Terraform's `kubectl wait --for=condition=ready pods ...` hangs
Describe the bug
- According to this Google-internal Doc, Online Boutique's default Terraform (in /main/terraform) sometimes hangs.
- More specifically, it's the "kubectl wait" condition inside main.tf that hangs.
To Reproduce
- I have not reproduced the issue myself yet.
- But we can try to reproduce this issue by running the
terraform apply(as seen in /terraform/README.md) multiple times.
Logs
- N/A
Screenshots
- N/A
Environment
- TBD
Additional context
- tpryan@ might be able to provide additional context.
Exposure
- This would affect anyone using Terraform to deploy Online Boutique.
@tpryan Is my assumption correct: you witnessed this issue when Cloud Build tried running this line?
Yes. But it also occurred during manual tests - ie calling terraform directly, and not in the test script.
It's intermittent. And I can't tell what variables are changing. I have a build job that runs it every night. So in theory I will get logs for you to sift through eventually. :)

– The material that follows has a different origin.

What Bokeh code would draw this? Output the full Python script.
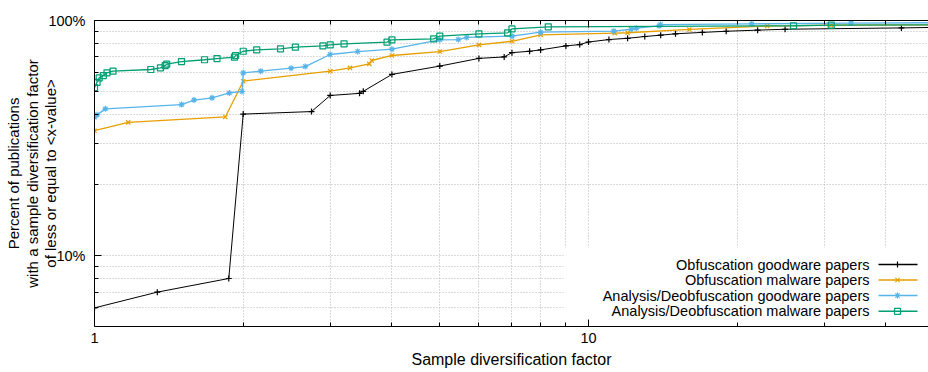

The configuration enforces kubectl wait to wait forever. In this condition, if the cluster does not have sufficient resources, the command indeed will run forever. I suggest to change and check the returned status. Note that the --timeout parameter defines waiting time for each pod. So, in theory it can wait for timeout * number_of_pods time.
@NimJay i suggest to close this item. there is no clear reproduction path. as an option, we can add a timeout argument to the relevant Terraform configurations to avoid tests to hang out forever.
Issue Disappeared
- I took a quick look at the last 100 "build histories" of the DeployStack tests.
- Each test attempts to run Online Boutique's Terraform. The Cloud Build Triggers are configured by /.deploystack/test.yaml and /.deploystack/test.
- 3 of the 100 builds failed, but those 3 failures are not related to the
kubectl waitissues reports in this issue. - It should be safe to close this issue now (as per @minherz's suggestion).